Alguns consideram a rede Bitcoin como um dos primeiros exemplos de DAO, funcionando através de um consenso comunitário, mesmo sem uma governança formal organizada, onde mineradores e nós sinalizam apoio. Contudo, sob as definições atuais, o Bitcoin não é classificado como um DAO. O Dash, por outro lado, é frequentemente citado como o primeiro DAO verdadeiro devido ao seu mecanismo de governança que permite votação sobre a gestão de sua tesouraria.
Há também DAOs mais complexos, construídos sobre a blockchain Ethereum, que são responsáveis pelo lançamento de stablecoins respaldadas por criptomoedas. Em alguns casos, as entidades que lançaram esses DAOs gradualmente transferiram o controle para a comunidade, até se tornarem irrelevantes. Os detentores de tokens desses DAOs têm o poder de votar em propostas de governança, contratar novos colaboradores, adicionar novos tokens como garantia, ou ajustar outros parâmetros.
Em 2020, um protocolo DeFi de empréstimo introduziu seu próprio token de governança, distribuído através de um processo de mineração de liquidez. Esse modelo recompensa os usuários que interagem com o protocolo com tokens, um conceito que foi replicado e adaptado por outros projetos.
Atualmente, a lista de DAOs é extensa e continua a crescer. Embora muitos projetos DAO ainda busquem a descentralização total, é importante notar que são conceitos relativamente novos e ainda não alcançaram completamente seus objetivos finais.
Como entidades digitais nativas, os DAOs têm o potencial de transformar a governança corporativa. À medida que o conceito amadurece e as questões legais ambíguas são esclarecidas, mais organizações podem adotar o modelo DAO para auxiliar na governança de algumas de suas atividades.
Conclusão
As Organizações Autônomas Descentralizadas (DAOs) representam um avanço significativo no campo da governança digital e da administração descentralizada. Elas oferecem uma nova perspectiva sobre a gestão e operação organizacional, baseando-se em tecnologias de blockchain para garantir transparência, segurança e uma abordagem democrática na tomada de decisões. Embora os DAOs enfrentem desafios, especialmente em termos de segurança e legalidade, seu potencial para transformar a maneira como interagimos e gerenciamos recursos coletivos é inegável.

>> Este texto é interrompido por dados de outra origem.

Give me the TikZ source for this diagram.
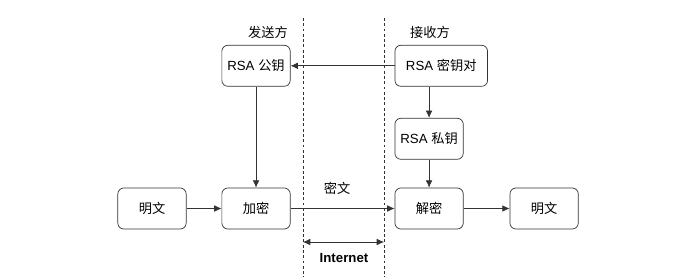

À medida que a tecnologia avança e as questões legais são resolvidas, é provável que os DAOs se tornem cada vez mais prevalentes em diversos setores. Eles não apenas oferecem uma solução para o dilema principal-agente, mas também promovem a inclusão, permitindo que indivíduos de todo o mundo participem e influenciem projetos e organizações de maneira equitativa.
Portanto, os DAOs não são apenas uma tendência passageira no mundo das criptomoedas e do blockchain, mas sim um modelo organizacional que pode revolucionar o conceito de governança corporativa e comunitária na era digital. Como toda inovação, eles continuarão evoluindo, desafiando as normas existentes e abrindo novos caminhos para colaboração e gestão descentralizada.